Soap Flakes Ingredients

Soap Flakes Ingredients
Photo Credit soap image by ivan kmit from Fotolia.com

Soap has not always contained the long list of ingredients found in today's products. Soap formulations have been known since at least the second century, when soaps were made from only two ingredients--a fatty acid source and a strong base. Centuries later, soaps routinely contain bleaches, chemicals, enzymes, perfumes and dyes. Pure soap flakes, however, are still available. Many companies tout their benefits, not only for individuals, but also for the environment.

Purified Water

Soap flakes are made from oils using a chemical process known as saponification. When a vegetable oil or animal fat is mixed with a strong alkali, soap and glycerin form. Purified water is used to dissolve the strong alkali, which would otherwise be a dry powder. Purified water is used to ensure that toxins, pollutants and microbes do not end up in the final product.
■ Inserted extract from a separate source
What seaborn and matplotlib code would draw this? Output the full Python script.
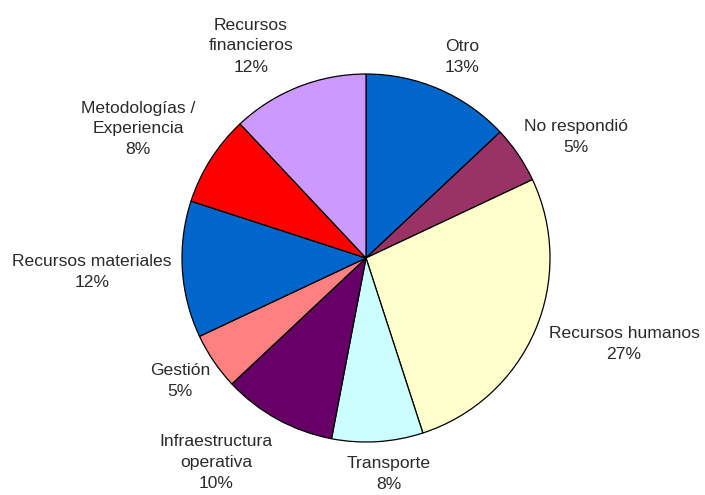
import matplotlib

matplotlib.use("Agg")
import matplotlib.pyplot as plt
import seaborn as sns

# slices, clockwise from 12 o'clock
categories = [
    "Otro",
    "No respondió",
    "Recursos humanos",
    "Transporte",
    "Infraestructura\noperativa",
    "Gestión",
    "Recursos materiales",
    "Metodologías /\nExperiencia",
    "Recursos\nfinancieros",
]
percent = [13, 5, 27, 8, 10, 5, 12, 8, 12]
colors = [
    "#0066CC", "#993366", "#FFFFCC", "#CCFFFF", "#660066",
    "#FF8080", "#0066CC", "#FF0000", "#CC99FF",
]

# label centres in pixels (x, y from top)
label_pos = [
    (462, 57), (576, 137), (624, 344), (389, 474), (216, 462),
    (180, 381), (92, 272), (138, 129), (251, 46),
]

W, H = 705, 495

sns.set_theme(style="white")
plt.rcParams["font.family"] = ["Liberation Sans", "DejaVu Sans"]

fig = plt.figure(figsize=(W / 100, H / 100), dpi=100)
fig.patch.set_facecolor("white")
ax = fig.add_axes([0, 0, 1, 1])

ax.pie(
    percent,
    colors=colors,
    startangle=90,
    counterclock=False,
    center=(366, H - 258),
    radius=184,
    wedgeprops={"edgecolor": "black", "linewidth": 0.9},
)

for name, pct, (x, y) in zip(categories, percent, label_pos):
    ax.text(x, H - y, f"{name}\n{pct}%", ha="center", va="center",
            fontsize=12.6, color="#2a2a2a", linespacing=1.5)

ax.set_xlim(0, W)
ax.set_ylim(0, H)
ax.set_aspect("equal")
ax.axis("off")

fig.savefig("out.png", dpi=100, facecolor="white")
Water from any source, physically processed to remove impurities, can be labeled purified. Common processes to obtain purified water include distillation and deionization.

Coconut Oil

Coconut oil has traditionally been used to make soap. Obtained from the dried inner flesh of the fruit, coconut oil provides fatty acids, such as lauric acid, capric acid, myristic acid and palmitic acid. During saponification, the fatty acids in coconut oil react with a strong base, such as sodium hydroxide, yielding glycerol, a crude soap product. The crude soap precipitates out of the solution by the addition of sodium chloride. Both water and glycerol are then removed, leaving behind the soap flakes.

Soybean Oil

Soybean oil is similar to coconut oil and also provides fatty acids for saponification. The oil is extracted or expressed from soybeans. Soybean oil primarily provides oleic, linoleic and linolenic triglycerides, as well as saturated acids. When the oil reacts with a strong base, such as sodium hydroxide, crude soap forms. Soap flakes are then purified away from the glycerol byproduct.